A Jornada, além de abranger esses dois tópicos, possui um caráter mais nobre e politicamente mais efetivo, por preocupar-se antes de mais nada com a formação do leitor. E formar o leitor é cuidar da educação formal, é pensar no professor como agente de mudança. É saber que não há possibilidade de existência do escritor e portanto do livro, se não houver antes o leitor. Por isso, a festa de congraçamento entre leitor, escritor e livro, que ocorre em alguns dias, é apenas o coroamento do trabalho que leva anos. Não é à toa que a cidade e a região de Passo Fundo, após 25 anos de atividades, ostenta um dos índices mais altos de leitura do país.
AT: Nesse momento preciso, há uma forte intermediação dos meios de internet na difusão literária - sites, blogs, revistas virtuais - como você vê o futuro do livro, os mecanismos de difusão do livro-papel frente às novas proposições, que aparentemente são múltiplas experimentações ainda não muito bem definidas?

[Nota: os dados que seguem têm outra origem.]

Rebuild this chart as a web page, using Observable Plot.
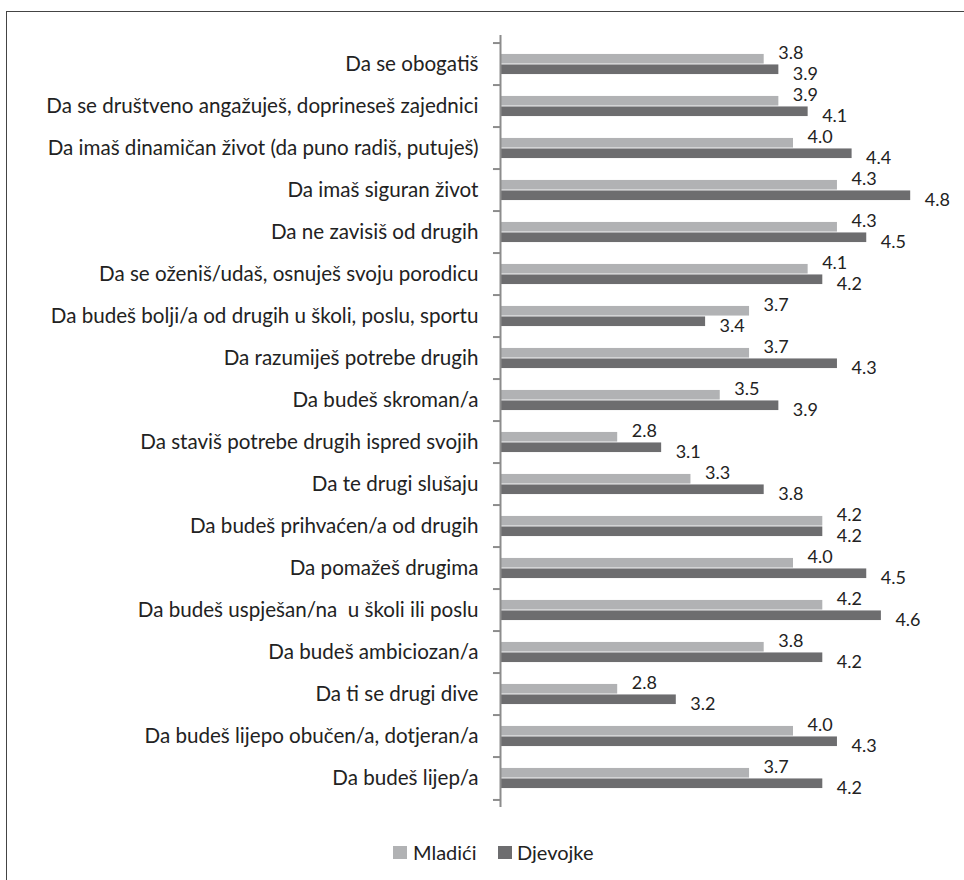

LR: Acho que a internet vai se transformar num grande estimulador da sobre-existência do livro. As pessoas, que por conta do telefone, haviam se desinteressado da escrita, agora voltam a enfrentar as palavras. E, se é verdade que muita forma de literatura pode ser transportada com ganhos para as páginas virtuais da internet (principalmente aquelas ligadas à divulgação e vulgarização do conhecimento), o livro destinado à leitura reflexiva vem ampliando mercado. As pessoas sabem que a virtualidade é efêmera e querem a eternidade. E a eternidade - ainda que transitória... - consegue-se com o livro-papel...
AT: No processo de urbanização, de pós-industrialização e nas mudanças avassaladoras de comportamento mais recentes, objetos e profissões simplesmente evaporaram (exemplos: a máquina de escrever e a datilografia com método) - como você vê o futuro da profissão de escritor?
LR: Acho que a tendência é, à medida em que conseguirmos formular uma política pública de educação formal de qualidade, ampliarmos o espaço destinado à reflexão. E o papel do escritor deve se fortalecer e a possibilidade de profissionalização deve ser solidificada.
Entrevista concedida por Luiz Ruffato a ARdoTEmpo em junho 2008.